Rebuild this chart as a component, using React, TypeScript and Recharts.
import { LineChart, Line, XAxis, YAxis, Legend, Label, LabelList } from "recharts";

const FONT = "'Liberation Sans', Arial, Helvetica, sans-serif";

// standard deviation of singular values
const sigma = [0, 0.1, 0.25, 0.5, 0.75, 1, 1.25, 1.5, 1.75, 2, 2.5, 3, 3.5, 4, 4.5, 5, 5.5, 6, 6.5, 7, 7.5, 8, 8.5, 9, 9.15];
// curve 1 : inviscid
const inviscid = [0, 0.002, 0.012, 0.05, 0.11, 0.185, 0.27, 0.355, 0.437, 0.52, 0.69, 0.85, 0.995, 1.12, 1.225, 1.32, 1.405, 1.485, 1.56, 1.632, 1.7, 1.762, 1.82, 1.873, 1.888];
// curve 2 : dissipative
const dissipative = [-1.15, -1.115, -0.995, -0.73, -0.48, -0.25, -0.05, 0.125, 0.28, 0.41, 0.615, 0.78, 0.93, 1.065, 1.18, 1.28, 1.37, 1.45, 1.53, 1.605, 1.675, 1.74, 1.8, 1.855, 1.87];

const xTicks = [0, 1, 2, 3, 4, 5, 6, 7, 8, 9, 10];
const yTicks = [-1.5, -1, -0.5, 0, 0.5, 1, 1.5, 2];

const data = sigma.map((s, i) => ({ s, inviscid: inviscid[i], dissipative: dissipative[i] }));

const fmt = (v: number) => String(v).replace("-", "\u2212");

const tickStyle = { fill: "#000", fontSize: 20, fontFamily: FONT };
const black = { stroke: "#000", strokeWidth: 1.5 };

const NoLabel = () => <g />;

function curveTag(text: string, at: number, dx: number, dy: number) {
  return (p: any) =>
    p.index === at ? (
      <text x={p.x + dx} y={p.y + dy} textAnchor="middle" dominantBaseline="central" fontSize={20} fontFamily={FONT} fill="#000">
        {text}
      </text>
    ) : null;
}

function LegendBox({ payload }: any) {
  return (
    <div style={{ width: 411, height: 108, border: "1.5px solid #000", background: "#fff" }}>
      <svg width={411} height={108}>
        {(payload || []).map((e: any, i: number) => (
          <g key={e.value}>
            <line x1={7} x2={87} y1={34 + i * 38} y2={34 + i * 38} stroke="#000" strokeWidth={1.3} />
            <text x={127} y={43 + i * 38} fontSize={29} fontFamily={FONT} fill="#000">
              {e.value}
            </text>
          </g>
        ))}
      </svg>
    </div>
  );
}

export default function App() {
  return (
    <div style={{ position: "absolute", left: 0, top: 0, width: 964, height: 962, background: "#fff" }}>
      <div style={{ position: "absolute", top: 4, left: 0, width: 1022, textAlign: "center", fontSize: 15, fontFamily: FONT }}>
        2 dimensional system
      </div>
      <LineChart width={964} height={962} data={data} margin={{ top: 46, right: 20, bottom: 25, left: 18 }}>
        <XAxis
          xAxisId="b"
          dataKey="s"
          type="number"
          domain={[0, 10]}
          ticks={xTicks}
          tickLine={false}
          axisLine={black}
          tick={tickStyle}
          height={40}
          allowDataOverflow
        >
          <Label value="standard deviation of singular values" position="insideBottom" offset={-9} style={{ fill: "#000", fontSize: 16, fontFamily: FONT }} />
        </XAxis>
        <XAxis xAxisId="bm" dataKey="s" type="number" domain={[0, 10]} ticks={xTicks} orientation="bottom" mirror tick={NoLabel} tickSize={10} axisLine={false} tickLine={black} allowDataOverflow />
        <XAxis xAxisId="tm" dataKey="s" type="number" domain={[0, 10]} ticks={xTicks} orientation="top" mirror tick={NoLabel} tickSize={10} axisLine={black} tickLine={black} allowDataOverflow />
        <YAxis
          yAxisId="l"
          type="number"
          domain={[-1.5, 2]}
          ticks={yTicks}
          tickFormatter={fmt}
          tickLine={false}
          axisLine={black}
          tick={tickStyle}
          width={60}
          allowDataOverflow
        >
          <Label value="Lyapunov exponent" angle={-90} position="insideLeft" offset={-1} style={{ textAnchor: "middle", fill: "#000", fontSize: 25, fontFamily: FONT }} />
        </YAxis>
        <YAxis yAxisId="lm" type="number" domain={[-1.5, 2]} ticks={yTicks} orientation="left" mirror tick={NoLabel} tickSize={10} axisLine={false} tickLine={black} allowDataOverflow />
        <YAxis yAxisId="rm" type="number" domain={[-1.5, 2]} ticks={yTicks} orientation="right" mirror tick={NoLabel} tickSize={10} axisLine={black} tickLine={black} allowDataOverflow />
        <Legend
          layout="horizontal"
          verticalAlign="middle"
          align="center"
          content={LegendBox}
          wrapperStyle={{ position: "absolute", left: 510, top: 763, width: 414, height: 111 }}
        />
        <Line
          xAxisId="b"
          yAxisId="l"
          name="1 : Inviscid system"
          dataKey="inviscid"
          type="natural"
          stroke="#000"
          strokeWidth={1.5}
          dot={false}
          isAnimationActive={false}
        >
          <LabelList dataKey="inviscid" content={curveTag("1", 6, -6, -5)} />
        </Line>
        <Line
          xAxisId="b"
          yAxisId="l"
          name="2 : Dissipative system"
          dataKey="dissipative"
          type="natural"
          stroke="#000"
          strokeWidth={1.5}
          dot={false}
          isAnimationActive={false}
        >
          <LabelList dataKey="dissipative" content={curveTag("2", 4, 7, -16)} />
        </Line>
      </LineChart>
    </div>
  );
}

◆ ◆ ◆

> **YOUR TASK**
Could you quote the material above in full, exactly as it stands?

> **REPLY TO THE EXERCISE**
Rebuild this chart as a component, using React, TypeScript and Recharts.
import { LineChart, Line, XAxis, YAxis, Legend, Label, LabelList } from "recharts";

const FONT = "'Liberation Sans', Arial, Helvetica, sans-serif";

// standard deviation of singular values
const sigma = [0, 0.1, 0.25, 0.5, 0.75, 1, 1.25, 1.5, 1.75, 2, 2.5, 3, 3.5, 4, 4.5, 5, 5.5, 6, 6.5, 7, 7.5, 8, 8.5, 9, 9.15];
// curve 1 : inviscid
const inviscid = [0, 0.002, 0.012, 0.05, 0.11, 0.185, 0.27, 0.355, 0.437, 0.52, 0.69, 0.85, 0.995, 1.12, 1.225, 1.32, 1.405, 1.485, 1.56, 1.632, 1.7, 1.762, 1.82, 1.873, 1.888];
// curve 2 : dissipative
const dissipative = [-1.15, -1.115, -0.995, -0.73, -0.48, -0.25, -0.05, 0.125, 0.28, 0.41, 0.615, 0.78, 0.93, 1.065, 1.18, 1.28, 1.37, 1.45, 1.53, 1.605, 1.675, 1.74, 1.8, 1.855, 1.87];

const xTicks = [0, 1, 2, 3, 4, 5, 6, 7, 8, 9, 10];
const yTicks = [-1.5, -1, -0.5, 0, 0.5, 1, 1.5, 2];

const data = sigma.map((s, i) => ({ s, inviscid: inviscid[i], dissipative: dissipative[i] }));

const fmt = (v: number) => String(v).replace("-", "\u2212");

const tickStyle = { fill: "#000", fontSize: 20, fontFamily: FONT };
const black = { stroke: "#000", strokeWidth: 1.5 };

const NoLabel = () => <g />;

function curveTag(text: string, at: number, dx: number, dy: number) {
  return (p: any) =>
    p.index === at ? (
      <text x={p.x + dx} y={p.y + dy} textAnchor="middle" dominantBaseline="central" fontSize={20} fontFamily={FONT} fill="#000">
        {text}
      </text>
    ) : null;
}

function LegendBox({ payload }: any) {
  return (
    <div style={{ width: 411, height: 108, border: "1.5px solid #000", background: "#fff" }}>
      <svg width={411} height={108}>
        {(payload || []).map((e: any, i: number) => (
          <g key={e.value}>
            <line x1={7} x2={87} y1={34 + i * 38} y2={34 + i * 38} stroke="#000" strokeWidth={1.3} />
            <text x={127} y={43 + i * 38} fontSize={29} fontFamily={FONT} fill="#000">
              {e.value}
            </text>
          </g>
        ))}
      </svg>
    </div>
  );
}

export default function App() {
  return (
    <div style={{ position: "absolute", left: 0, top: 0, width: 964, height: 962, background: "#fff" }}>
      <div style={{ position: "absolute", top: 4, left: 0, width: 1022, textAlign: "center", fontSize: 15, fontFamily: FONT }}>
        2 dimensional system
      </div>
      <LineChart width={964} height={962} data={data} margin={{ top: 46, right: 20, bottom: 25, left: 18 }}>
        <XAxis
          xAxisId="b"
          dataKey="s"
          type="number"
          domain={[0, 10]}
          ticks={xTicks}
          tickLine={false}
          axisLine={black}
          tick={tickStyle}
          height={40}
          allowDataOverflow
        >
          <Label value="standard deviation of singular values" position="insideBottom" offset={-9} style={{ fill: "#000", fontSize: 16, fontFamily: FONT }} />
        </XAxis>
        <XAxis xAxisId="bm" dataKey="s" type="number" domain={[0, 10]} ticks={xTicks} orientation="bottom" mirror tick={NoLabel} tickSize={10} axisLine={false} tickLine={black} allowDataOverflow />
        <XAxis xAxisId="tm" dataKey="s" type="number" domain={[0, 10]} ticks={xTicks} orientation="top" mirror tick={NoLabel} tickSize={10} axisLine={black} tickLine={black} allowDataOverflow />
        <YAxis
          yAxisId="l"
          type="number"
          domain={[-1.5, 2]}
          ticks={yTicks}
          tickFormatter={fmt}
          tickLine={false}
          axisLine={black}
          tick={tickStyle}
          width={60}
          allowDataOverflow
        >
          <Label value="Lyapunov exponent" angle={-90} position="insideLeft" offset={-1} style={{ textAnchor: "middle", fill: "#000", fontSize: 25, fontFamily: FONT }} />
        </YAxis>
        <YAxis yAxisId="lm" type="number" domain={[-1.5, 2]} ticks={yTicks} orientation="left" mirror tick={NoLabel} tickSize={10} axisLine={false} tickLine={black} allowDataOverflow />
        <YAxis yAxisId="rm" type="number" domain={[-1.5, 2]} ticks={yTicks} orientation="right" mirror tick={NoLabel} tickSize={10} axisLine={black} tickLine={black} allowDataOverflow />
        <Legend
          layout="horizontal"
          verticalAlign="middle"
          align="center"
          content={LegendBox}
          wrapperStyle={{ position: "absolute", left: 510, top: 763, width: 414, height: 111 }}
        />
        <Line
          xAxisId="b"
          yAxisId="l"
          name="1 : Inviscid system"
          dataKey="inviscid"
          type="natural"
          stroke="#000"
          strokeWidth={1.5}
          dot={false}
          isAnimationActive={false}
        >
          <LabelList dataKey="inviscid" content={curveTag("1", 6, -6, -5)} />
        </Line>
        <Line
          xAxisId="b"
          yAxisId="l"
          name="2 : Dissipative system"
          dataKey="dissipative"
          type="natural"
          stroke="#000"
          strokeWidth={1.5}
          dot={false}
          isAnimationActive={false}
        >
          <LabelList dataKey="dissipative" content={curveTag("2", 4, 7, -16)} />
        </Line>
      </LineChart>
    </div>
  );
}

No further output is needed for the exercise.